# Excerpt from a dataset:

◆ ◆ ◆

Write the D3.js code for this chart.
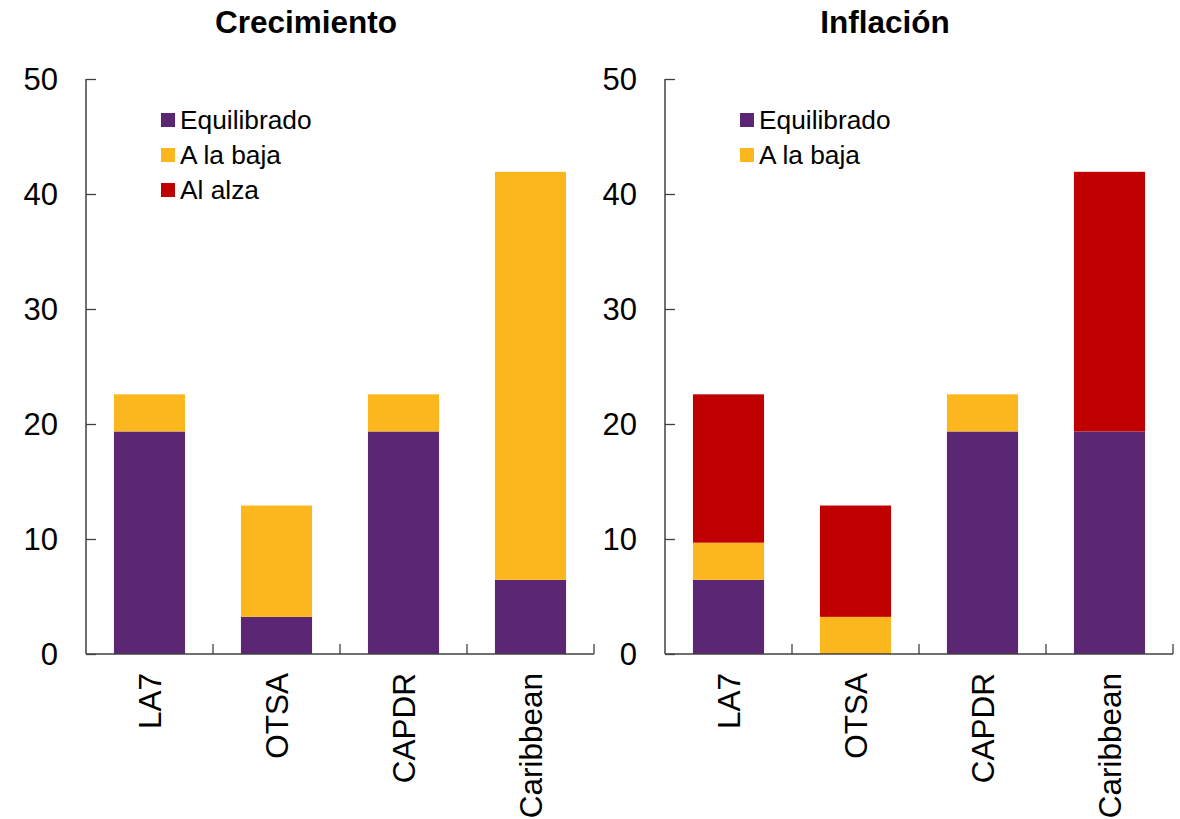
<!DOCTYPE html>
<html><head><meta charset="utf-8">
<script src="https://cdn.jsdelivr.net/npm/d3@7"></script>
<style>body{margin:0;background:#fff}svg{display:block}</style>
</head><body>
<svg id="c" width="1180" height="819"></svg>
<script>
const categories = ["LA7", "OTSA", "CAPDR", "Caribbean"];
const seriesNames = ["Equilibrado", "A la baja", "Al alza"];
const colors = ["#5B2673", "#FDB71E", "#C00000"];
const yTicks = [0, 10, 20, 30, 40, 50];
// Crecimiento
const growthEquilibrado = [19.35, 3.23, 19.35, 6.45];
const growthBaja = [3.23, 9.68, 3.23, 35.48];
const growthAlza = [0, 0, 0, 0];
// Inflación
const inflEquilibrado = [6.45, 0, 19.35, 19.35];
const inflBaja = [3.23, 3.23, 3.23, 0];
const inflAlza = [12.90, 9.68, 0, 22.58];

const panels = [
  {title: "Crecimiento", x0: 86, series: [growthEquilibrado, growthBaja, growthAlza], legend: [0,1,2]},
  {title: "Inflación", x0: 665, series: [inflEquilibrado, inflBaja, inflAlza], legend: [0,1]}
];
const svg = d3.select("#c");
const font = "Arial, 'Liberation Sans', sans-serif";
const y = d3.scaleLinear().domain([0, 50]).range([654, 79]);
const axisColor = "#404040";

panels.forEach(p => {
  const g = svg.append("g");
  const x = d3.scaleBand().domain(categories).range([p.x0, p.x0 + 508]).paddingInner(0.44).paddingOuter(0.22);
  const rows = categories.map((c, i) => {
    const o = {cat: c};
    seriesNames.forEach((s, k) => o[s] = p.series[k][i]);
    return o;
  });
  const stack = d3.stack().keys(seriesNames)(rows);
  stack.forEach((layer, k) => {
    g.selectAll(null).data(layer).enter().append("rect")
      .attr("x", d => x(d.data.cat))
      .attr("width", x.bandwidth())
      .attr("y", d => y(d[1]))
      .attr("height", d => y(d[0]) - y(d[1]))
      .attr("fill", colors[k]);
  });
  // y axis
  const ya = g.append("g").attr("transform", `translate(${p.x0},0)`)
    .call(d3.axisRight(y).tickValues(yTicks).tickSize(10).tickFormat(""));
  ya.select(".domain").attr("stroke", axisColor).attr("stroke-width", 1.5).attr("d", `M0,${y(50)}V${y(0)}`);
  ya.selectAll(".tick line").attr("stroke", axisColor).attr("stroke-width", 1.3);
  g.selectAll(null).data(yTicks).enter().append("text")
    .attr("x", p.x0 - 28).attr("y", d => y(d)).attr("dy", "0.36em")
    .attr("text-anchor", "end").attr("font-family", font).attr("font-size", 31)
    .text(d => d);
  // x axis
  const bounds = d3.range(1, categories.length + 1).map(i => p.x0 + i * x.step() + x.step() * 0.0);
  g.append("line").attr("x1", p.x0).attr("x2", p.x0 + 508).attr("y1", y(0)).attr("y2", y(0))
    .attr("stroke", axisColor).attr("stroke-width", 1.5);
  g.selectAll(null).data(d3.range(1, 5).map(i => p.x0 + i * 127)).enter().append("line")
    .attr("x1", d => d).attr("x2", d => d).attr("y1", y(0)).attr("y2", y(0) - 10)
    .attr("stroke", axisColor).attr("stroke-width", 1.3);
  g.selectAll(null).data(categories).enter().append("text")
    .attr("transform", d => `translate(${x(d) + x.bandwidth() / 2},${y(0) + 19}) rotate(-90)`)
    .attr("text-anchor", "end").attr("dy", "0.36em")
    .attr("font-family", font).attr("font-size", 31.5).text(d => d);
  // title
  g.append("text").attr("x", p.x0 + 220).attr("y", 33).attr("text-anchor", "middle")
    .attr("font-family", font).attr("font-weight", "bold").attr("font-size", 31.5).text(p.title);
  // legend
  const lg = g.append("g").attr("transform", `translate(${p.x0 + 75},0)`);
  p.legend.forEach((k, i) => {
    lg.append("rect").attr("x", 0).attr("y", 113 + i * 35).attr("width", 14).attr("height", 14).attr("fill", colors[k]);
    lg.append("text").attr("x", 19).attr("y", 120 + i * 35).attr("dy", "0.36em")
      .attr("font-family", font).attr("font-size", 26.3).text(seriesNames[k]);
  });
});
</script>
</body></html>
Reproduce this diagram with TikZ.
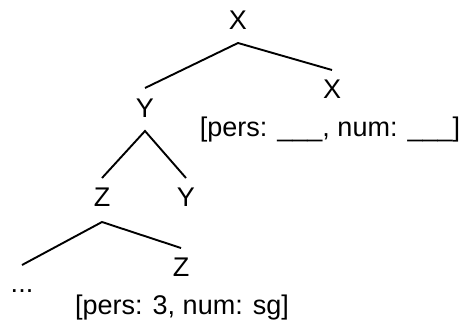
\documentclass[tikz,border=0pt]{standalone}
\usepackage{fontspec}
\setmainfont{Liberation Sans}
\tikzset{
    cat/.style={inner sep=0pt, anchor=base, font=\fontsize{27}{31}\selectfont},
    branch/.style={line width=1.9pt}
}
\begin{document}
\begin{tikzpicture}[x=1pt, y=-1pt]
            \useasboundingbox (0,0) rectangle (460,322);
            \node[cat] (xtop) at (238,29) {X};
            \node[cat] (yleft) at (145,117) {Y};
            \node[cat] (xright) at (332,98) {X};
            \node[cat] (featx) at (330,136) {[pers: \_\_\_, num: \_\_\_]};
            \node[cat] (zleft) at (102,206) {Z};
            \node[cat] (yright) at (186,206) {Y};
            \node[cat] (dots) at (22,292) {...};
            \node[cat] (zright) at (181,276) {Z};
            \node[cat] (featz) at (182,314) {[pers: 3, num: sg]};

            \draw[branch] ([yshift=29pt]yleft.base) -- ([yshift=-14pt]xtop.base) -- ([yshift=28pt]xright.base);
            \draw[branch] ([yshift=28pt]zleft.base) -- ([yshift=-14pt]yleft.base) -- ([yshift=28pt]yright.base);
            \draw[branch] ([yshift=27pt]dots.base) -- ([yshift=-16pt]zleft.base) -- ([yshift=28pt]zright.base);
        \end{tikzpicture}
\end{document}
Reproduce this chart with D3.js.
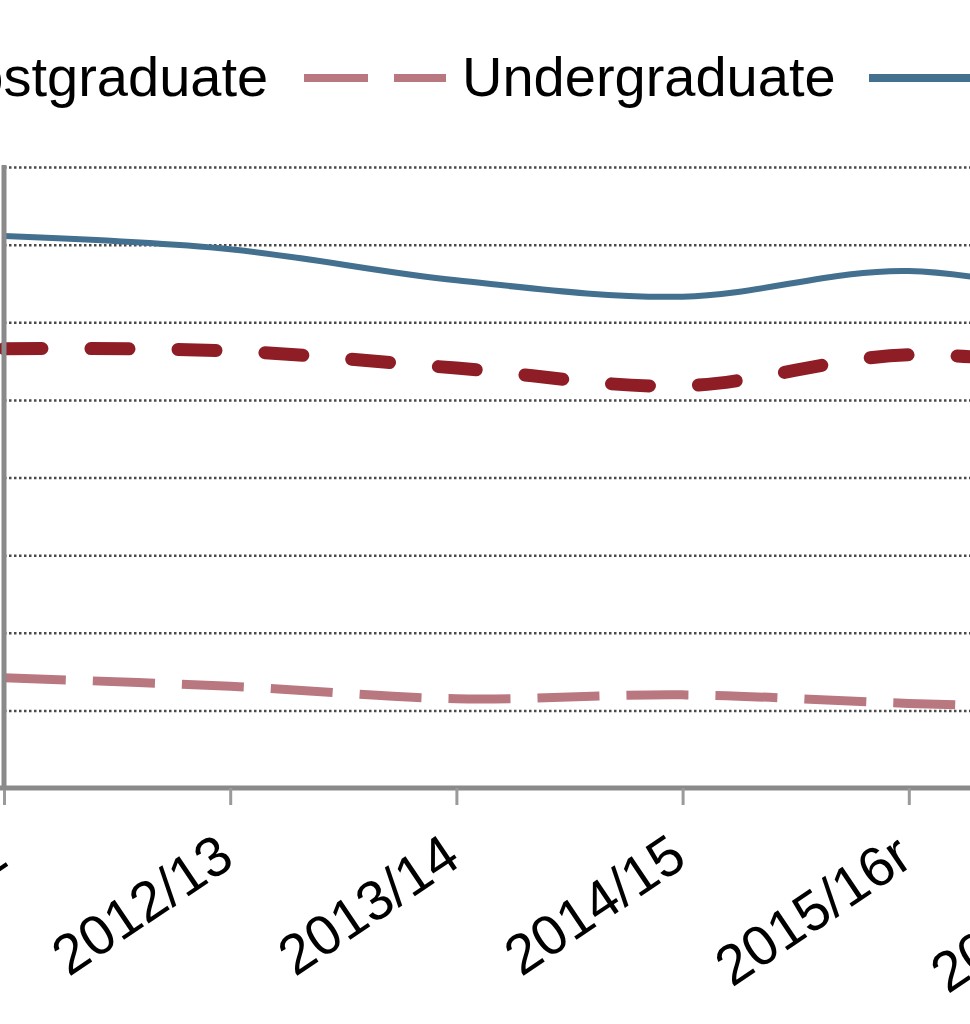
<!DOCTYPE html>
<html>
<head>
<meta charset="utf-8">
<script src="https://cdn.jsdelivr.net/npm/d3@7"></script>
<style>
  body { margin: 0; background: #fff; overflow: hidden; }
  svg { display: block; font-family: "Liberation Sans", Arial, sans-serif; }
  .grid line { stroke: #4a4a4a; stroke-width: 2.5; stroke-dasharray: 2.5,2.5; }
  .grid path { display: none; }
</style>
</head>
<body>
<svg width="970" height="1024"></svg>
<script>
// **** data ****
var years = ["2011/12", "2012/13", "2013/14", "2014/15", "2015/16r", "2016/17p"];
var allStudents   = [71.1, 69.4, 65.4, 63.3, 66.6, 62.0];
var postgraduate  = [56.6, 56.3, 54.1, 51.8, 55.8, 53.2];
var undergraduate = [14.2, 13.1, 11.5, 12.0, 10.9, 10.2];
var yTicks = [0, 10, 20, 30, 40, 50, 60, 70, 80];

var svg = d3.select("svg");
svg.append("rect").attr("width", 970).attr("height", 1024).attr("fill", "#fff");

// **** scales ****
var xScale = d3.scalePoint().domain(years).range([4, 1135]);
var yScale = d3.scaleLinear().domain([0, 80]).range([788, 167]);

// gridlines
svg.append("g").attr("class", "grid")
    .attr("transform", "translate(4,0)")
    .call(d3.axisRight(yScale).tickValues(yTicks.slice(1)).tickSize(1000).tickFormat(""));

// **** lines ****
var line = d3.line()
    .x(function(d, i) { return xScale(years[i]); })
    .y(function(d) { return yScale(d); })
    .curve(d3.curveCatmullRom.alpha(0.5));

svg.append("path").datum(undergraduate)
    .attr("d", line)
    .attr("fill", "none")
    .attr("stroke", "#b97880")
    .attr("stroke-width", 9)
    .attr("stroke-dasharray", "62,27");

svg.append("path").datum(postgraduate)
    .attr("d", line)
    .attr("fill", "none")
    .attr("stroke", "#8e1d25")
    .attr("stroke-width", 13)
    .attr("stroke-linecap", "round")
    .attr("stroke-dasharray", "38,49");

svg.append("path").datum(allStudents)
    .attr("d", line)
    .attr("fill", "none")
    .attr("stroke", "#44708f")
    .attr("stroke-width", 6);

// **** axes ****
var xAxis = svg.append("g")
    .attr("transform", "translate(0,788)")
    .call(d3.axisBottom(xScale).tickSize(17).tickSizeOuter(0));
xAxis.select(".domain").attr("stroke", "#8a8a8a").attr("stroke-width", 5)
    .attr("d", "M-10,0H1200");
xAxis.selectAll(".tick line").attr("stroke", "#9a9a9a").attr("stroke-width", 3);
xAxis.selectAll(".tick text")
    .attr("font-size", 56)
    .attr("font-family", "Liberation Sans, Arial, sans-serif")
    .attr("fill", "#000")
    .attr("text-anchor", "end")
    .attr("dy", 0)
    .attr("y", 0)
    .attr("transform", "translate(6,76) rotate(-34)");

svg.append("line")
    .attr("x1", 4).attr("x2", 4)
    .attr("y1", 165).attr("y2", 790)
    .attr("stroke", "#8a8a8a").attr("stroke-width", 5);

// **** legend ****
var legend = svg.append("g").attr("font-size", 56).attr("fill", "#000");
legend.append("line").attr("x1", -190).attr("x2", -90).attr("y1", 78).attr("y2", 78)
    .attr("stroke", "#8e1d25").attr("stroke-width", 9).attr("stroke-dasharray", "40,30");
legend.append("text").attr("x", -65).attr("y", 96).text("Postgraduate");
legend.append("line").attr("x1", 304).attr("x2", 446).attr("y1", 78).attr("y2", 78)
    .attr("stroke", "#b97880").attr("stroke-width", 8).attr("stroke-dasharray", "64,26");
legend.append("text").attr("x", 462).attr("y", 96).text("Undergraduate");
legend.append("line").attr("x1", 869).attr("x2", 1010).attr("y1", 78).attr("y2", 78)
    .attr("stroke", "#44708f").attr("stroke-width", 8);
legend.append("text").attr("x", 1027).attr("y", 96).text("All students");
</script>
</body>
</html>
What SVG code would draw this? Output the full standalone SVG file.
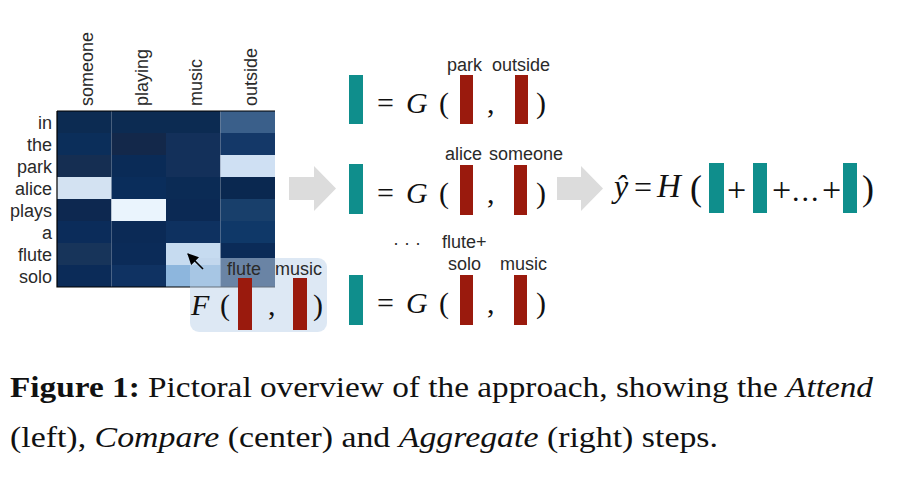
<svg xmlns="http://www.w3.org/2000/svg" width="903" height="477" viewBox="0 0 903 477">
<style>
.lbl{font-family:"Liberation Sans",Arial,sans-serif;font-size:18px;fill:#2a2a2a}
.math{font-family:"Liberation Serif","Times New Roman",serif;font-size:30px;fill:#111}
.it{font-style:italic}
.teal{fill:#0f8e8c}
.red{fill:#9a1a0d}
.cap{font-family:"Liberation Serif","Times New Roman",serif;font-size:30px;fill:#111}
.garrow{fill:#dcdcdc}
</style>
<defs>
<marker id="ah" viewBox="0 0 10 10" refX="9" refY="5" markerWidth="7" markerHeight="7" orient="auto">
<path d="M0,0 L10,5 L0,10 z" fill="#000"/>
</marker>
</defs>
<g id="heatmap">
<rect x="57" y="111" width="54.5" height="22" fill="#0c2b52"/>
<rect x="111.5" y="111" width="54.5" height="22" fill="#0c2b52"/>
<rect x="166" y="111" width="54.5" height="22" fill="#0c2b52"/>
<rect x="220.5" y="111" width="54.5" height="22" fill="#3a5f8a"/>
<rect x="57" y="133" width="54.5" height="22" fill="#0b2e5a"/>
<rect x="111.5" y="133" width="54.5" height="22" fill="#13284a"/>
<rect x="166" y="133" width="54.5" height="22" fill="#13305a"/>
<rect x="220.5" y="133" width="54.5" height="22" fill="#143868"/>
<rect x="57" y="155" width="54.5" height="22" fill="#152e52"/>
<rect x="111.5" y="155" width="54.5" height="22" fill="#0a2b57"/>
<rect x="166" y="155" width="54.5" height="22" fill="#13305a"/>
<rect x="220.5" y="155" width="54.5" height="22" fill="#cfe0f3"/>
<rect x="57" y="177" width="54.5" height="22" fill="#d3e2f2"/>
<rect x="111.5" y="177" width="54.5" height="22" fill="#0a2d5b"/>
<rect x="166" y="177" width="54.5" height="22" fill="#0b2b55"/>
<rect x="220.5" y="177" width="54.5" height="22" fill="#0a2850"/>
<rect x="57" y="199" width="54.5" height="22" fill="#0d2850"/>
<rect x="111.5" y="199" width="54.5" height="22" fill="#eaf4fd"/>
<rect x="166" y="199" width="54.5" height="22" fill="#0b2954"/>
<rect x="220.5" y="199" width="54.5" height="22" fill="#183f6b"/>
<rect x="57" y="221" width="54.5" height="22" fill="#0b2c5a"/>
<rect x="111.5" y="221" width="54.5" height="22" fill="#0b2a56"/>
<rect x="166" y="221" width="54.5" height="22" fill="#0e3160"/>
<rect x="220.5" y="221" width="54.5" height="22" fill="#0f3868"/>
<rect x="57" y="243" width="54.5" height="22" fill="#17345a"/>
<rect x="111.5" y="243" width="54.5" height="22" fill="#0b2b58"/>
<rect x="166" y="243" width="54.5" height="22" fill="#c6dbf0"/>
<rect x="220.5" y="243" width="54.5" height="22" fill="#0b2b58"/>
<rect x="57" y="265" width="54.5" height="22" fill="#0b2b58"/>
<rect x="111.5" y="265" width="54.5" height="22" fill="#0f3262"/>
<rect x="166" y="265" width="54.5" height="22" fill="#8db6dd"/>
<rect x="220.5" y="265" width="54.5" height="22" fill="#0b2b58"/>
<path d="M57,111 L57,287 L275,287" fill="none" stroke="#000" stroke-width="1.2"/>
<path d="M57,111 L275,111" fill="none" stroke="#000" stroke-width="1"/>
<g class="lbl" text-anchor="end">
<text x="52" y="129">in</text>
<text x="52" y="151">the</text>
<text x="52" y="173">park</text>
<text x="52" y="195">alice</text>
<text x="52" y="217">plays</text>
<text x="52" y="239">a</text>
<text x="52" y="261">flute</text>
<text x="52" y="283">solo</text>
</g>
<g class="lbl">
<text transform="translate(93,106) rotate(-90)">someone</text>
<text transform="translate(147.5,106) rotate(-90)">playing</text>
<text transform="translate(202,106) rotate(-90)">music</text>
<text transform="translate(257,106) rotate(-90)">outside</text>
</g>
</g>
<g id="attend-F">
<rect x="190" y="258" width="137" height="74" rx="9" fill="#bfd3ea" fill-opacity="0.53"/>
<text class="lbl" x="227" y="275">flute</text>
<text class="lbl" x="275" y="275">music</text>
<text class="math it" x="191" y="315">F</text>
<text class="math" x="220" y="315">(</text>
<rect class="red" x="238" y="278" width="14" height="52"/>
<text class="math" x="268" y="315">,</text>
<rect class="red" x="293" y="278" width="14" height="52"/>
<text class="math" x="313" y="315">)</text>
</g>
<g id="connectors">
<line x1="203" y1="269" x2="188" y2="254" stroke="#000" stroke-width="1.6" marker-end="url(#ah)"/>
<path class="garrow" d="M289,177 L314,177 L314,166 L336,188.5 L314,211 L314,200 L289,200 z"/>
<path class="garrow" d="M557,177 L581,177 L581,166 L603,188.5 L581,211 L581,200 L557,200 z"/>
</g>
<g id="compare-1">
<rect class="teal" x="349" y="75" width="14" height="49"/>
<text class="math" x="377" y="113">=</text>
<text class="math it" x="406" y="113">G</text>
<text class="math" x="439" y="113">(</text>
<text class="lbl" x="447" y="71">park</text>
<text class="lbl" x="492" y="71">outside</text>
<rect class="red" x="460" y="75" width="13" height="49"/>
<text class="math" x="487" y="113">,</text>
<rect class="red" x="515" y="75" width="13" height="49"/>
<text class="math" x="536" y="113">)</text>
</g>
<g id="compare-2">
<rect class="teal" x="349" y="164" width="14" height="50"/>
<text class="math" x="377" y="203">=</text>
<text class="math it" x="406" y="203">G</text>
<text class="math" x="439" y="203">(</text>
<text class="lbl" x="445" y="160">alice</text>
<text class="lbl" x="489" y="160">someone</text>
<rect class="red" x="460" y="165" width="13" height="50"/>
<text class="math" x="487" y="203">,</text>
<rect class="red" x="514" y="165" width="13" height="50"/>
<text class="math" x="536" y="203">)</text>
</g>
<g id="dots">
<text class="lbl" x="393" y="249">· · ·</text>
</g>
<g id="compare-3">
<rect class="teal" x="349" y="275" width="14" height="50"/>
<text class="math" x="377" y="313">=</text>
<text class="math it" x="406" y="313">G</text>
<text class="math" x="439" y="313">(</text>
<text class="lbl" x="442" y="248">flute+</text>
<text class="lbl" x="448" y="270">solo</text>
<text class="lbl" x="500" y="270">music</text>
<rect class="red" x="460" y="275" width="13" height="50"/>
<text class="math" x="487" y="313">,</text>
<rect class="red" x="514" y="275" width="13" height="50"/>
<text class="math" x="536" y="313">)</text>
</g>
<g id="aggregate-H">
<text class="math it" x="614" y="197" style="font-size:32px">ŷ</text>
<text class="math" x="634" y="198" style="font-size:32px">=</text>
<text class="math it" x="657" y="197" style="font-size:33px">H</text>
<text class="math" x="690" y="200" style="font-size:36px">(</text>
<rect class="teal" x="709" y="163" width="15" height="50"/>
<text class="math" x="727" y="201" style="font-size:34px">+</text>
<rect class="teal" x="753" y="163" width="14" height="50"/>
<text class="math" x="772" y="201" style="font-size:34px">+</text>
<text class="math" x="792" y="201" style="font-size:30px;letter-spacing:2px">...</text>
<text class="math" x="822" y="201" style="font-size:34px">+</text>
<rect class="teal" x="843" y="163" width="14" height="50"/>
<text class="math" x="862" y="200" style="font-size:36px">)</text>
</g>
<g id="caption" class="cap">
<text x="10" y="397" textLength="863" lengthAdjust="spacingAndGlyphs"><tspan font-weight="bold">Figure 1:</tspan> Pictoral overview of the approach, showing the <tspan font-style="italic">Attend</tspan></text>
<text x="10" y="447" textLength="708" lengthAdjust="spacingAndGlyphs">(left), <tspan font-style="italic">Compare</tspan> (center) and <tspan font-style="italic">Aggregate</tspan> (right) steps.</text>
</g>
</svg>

◆ ◆ ◆

# TASK TO COMPLETE:
Report how many lines contain "Reproduce". Give nothing but the number.

# FULL RESPONSE:
2